[START OF Available data]

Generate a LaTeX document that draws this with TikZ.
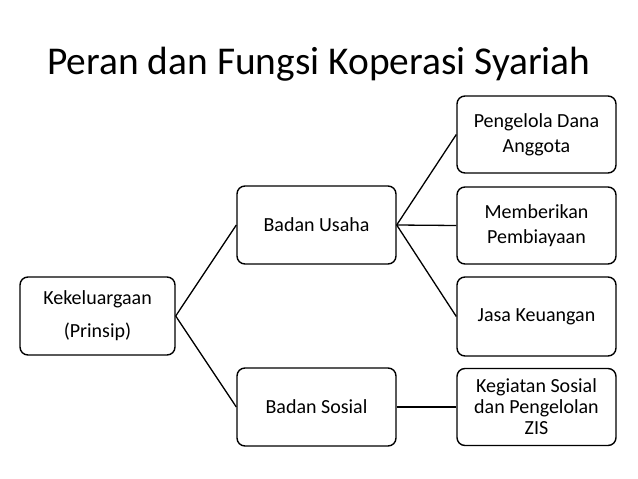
\documentclass[tikz,border=0pt]{standalone}
\usepackage{fontspec}
\setmainfont{Carlito}
\begin{document}
\begin{tikzpicture}[x=1pt,y=-1pt,
  box/.style={draw=black, line width=1.4pt, rounded corners=8pt, fill=white, align=center, font=\fontsize{20}{25}\selectfont, inner sep=0pt},
  link/.style={draw=black, line width=1.3pt}]
\useasboundingbox (0,0) rectangle (638,479);
\node[font=\fontsize{39.4}{46}\selectfont, anchor=base] (title) at (319,74) {Peran dan Fungsi Koperasi Syariah};
\node[box, minimum width=155pt, minimum height=78pt, font=\fontsize{20}{33}\selectfont] (kel) at (97.5,316) {Kekeluargaan\\(Prinsip)};
\node[box, minimum width=159pt, minimum height=78pt] (usaha) at (316.5,225) {Badan Usaha};
\node[box, minimum width=159pt, minimum height=78pt] (sosial) at (316.5,407) {Badan Sosial};
\node[box, minimum width=159pt, minimum height=77pt] (r1) at (536.5,134.5) {Pengelola Dana\\Anggota};
\node[box, minimum width=159pt, minimum height=77pt] (r2) at (536.5,225.5) {Memberikan\\Pembiayaan};
\node[box, minimum width=159pt, minimum height=79pt] (r3) at (536.5,316.5) {Jasa Keuangan};
\node[box, minimum width=159pt, minimum height=77pt, font=\fontsize{20}{21}\selectfont] (r4) at (536.5,407) {Kegiatan Sosial\\dan Pengelolan\\ZIS};
\draw[link] (kel.east) -- (usaha.west);
\draw[link] (kel.east) -- (sosial.west);
\draw[link] (usaha.east) -- (r1.west);
\draw[link] (usaha.east) -- (r2.west);
\draw[link] (usaha.east) -- (r3.west);
\draw[link] (sosial.east) -- (r4.west);
\end{tikzpicture}
\end{document}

[END OF Available data]

**Prompt:** Every line should be retyped exactly, with the pictures omitted.

**Task result:**
Generate a LaTeX document that draws this with TikZ.
\documentclass[tikz,border=0pt]{standalone}
\usepackage{fontspec}
\setmainfont{Carlito}
\begin{document}
\begin{tikzpicture}[x=1pt,y=-1pt,
  box/.style={draw=black, line width=1.4pt, rounded corners=8pt, fill=white, align=center, font=\fontsize{20}{25}\selectfont, inner sep=0pt},
  link/.style={draw=black, line width=1.3pt}]
\useasboundingbox (0,0) rectangle (638,479);
\node[font=\fontsize{39.4}{46}\selectfont, anchor=base] (title) at (319,74) {Peran dan Fungsi Koperasi Syariah};
\node[box, minimum width=155pt, minimum height=78pt, font=\fontsize{20}{33}\selectfont] (kel) at (97.5,316) {Kekeluargaan\\(Prinsip)};
\node[box, minimum width=159pt, minimum height=78pt] (usaha) at (316.5,225) {Badan Usaha};
\node[box, minimum width=159pt, minimum height=78pt] (sosial) at (316.5,407) {Badan Sosial};
\node[box, minimum width=159pt, minimum height=77pt] (r1) at (536.5,134.5) {Pengelola Dana\\Anggota};
\node[box, minimum width=159pt, minimum height=77pt] (r2) at (536.5,225.5) {Memberikan\\Pembiayaan};
\node[box, minimum width=159pt, minimum height=79pt] (r3) at (536.5,316.5) {Jasa Keuangan};
\node[box, minimum width=159pt, minimum height=77pt, font=\fontsize{20}{21}\selectfont] (r4) at (536.5,407) {Kegiatan Sosial\\dan Pengelolan\\ZIS};
\draw[link] (kel.east) -- (usaha.west);
\draw[link] (kel.east) -- (sosial.west);
\draw[link] (usaha.east) -- (r1.west);
\draw[link] (usaha.east) -- (r2.west);
\draw[link] (usaha.east) -- (r3.west);
\draw[link] (sosial.east) -- (r4.west);
\end{tikzpicture}
\end{document}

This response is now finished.